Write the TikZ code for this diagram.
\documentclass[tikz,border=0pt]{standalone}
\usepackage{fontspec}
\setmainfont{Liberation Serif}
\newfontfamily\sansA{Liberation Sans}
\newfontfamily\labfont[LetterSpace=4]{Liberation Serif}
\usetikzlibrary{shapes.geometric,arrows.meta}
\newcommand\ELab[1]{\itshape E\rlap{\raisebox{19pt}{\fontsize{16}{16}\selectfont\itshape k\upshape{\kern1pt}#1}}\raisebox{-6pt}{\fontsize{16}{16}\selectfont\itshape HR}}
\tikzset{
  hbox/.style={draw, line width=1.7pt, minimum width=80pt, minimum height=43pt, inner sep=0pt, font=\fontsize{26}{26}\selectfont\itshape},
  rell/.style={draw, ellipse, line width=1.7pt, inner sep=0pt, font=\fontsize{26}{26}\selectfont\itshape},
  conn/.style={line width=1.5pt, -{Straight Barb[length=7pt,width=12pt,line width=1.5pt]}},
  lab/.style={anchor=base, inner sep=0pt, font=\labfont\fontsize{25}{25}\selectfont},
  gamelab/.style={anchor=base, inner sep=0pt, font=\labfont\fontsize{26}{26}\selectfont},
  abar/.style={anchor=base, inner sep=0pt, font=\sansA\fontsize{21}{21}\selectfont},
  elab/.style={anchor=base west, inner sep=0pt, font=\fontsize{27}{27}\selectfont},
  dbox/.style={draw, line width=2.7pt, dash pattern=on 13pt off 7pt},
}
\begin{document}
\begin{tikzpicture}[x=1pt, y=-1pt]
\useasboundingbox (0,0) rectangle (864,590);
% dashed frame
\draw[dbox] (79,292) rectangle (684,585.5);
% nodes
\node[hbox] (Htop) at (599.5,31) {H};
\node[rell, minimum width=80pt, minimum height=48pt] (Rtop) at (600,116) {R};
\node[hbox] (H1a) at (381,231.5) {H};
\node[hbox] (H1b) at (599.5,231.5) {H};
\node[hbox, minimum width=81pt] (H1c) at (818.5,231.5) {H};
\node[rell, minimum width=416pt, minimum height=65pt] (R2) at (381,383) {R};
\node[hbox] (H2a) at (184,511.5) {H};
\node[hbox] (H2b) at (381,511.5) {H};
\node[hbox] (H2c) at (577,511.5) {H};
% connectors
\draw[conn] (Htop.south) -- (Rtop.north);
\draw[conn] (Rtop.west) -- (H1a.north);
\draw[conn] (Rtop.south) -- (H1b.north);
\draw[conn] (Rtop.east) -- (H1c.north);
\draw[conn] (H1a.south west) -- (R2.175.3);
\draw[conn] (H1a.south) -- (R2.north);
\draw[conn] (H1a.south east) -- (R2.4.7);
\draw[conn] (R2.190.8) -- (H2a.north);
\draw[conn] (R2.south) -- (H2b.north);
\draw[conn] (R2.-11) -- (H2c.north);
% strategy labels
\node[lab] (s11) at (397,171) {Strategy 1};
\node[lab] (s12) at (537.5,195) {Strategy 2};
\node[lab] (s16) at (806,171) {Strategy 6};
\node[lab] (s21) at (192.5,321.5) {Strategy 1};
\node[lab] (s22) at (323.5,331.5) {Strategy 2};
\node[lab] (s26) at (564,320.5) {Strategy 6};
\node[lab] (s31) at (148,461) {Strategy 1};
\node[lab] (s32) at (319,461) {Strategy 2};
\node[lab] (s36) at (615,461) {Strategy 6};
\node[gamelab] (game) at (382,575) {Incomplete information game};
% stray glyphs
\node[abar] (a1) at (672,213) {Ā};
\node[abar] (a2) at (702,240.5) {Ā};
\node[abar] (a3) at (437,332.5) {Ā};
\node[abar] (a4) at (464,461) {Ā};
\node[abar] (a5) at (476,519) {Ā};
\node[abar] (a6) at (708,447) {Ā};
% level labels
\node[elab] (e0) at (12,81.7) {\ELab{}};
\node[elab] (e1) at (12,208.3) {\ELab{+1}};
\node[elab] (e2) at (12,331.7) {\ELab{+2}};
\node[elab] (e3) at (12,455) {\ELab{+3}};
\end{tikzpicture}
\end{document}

■ Exercise prompt:
Each line of the material should be duplicated exactly, please.

■ Task result:
Write the TikZ code for this diagram.
\documentclass[tikz,border=0pt]{standalone}
\usepackage{fontspec}
\setmainfont{Liberation Serif}
\newfontfamily\sansA{Liberation Sans}
\newfontfamily\labfont[LetterSpace=4]{Liberation Serif}
\usetikzlibrary{shapes.geometric,arrows.meta}
\newcommand\ELab[1]{\itshape E\rlap{\raisebox{19pt}{\fontsize{16}{16}\selectfont\itshape k\upshape{\kern1pt}#1}}\raisebox{-6pt}{\fontsize{16}{16}\selectfont\itshape HR}}
\tikzset{
  hbox/.style={draw, line width=1.7pt, minimum width=80pt, minimum height=43pt, inner sep=0pt, font=\fontsize{26}{26}\selectfont\itshape},
  rell/.style={draw, ellipse, line width=1.7pt, inner sep=0pt, font=\fontsize{26}{26}\selectfont\itshape},
  conn/.style={line width=1.5pt, -{Straight Barb[length=7pt,width=12pt,line width=1.5pt]}},
  lab/.style={anchor=base, inner sep=0pt, font=\labfont\fontsize{25}{25}\selectfont},
  gamelab/.style={anchor=base, inner sep=0pt, font=\labfont\fontsize{26}{26}\selectfont},
  abar/.style={anchor=base, inner sep=0pt, font=\sansA\fontsize{21}{21}\selectfont},
  elab/.style={anchor=base west, inner sep=0pt, font=\fontsize{27}{27}\selectfont},
  dbox/.style={draw, line width=2.7pt, dash pattern=on 13pt off 7pt},
}
\begin{document}
\begin{tikzpicture}[x=1pt, y=-1pt]
\useasboundingbox (0,0) rectangle (864,590);
% dashed frame
\draw[dbox] (79,292) rectangle (684,585.5);
% nodes
\node[hbox] (Htop) at (599.5,31) {H};
\node[rell, minimum width=80pt, minimum height=48pt] (Rtop) at (600,116) {R};
\node[hbox] (H1a) at (381,231.5) {H};
\node[hbox] (H1b) at (599.5,231.5) {H};
\node[hbox, minimum width=81pt] (H1c) at (818.5,231.5) {H};
\node[rell, minimum width=416pt, minimum height=65pt] (R2) at (381,383) {R};
\node[hbox] (H2a) at (184,511.5) {H};
\node[hbox] (H2b) at (381,511.5) {H};
\node[hbox] (H2c) at (577,511.5) {H};
% connectors
\draw[conn] (Htop.south) -- (Rtop.north);
\draw[conn] (Rtop.west) -- (H1a.north);
\draw[conn] (Rtop.south) -- (H1b.north);
\draw[conn] (Rtop.east) -- (H1c.north);
\draw[conn] (H1a.south west) -- (R2.175.3);
\draw[conn] (H1a.south) -- (R2.north);
\draw[conn] (H1a.south east) -- (R2.4.7);
\draw[conn] (R2.190.8) -- (H2a.north);
\draw[conn] (R2.south) -- (H2b.north);
\draw[conn] (R2.-11) -- (H2c.north);
% strategy labels
\node[lab] (s11) at (397,171) {Strategy 1};
\node[lab] (s12) at (537.5,195) {Strategy 2};
\node[lab] (s16) at (806,171) {Strategy 6};
\node[lab] (s21) at (192.5,321.5) {Strategy 1};
\node[lab] (s22) at (323.5,331.5) {Strategy 2};
\node[lab] (s26) at (564,320.5) {Strategy 6};
\node[lab] (s31) at (148,461) {Strategy 1};
\node[lab] (s32) at (319,461) {Strategy 2};
\node[lab] (s36) at (615,461) {Strategy 6};
\node[gamelab] (game) at (382,575) {Incomplete information game};
% stray glyphs
\node[abar] (a1) at (672,213) {Ā};
\node[abar] (a2) at (702,240.5) {Ā};
\node[abar] (a3) at (437,332.5) {Ā};
\node[abar] (a4) at (464,461) {Ā};
\node[abar] (a5) at (476,519) {Ā};
\node[abar] (a6) at (708,447) {Ā};
% level labels
\node[elab] (e0) at (12,81.7) {\ELab{}};
\node[elab] (e1) at (12,208.3) {\ELab{+1}};
\node[elab] (e2) at (12,331.7) {\ELab{+2}};
\node[elab] (e3) at (12,455) {\ELab{+3}};
\end{tikzpicture}
\end{document}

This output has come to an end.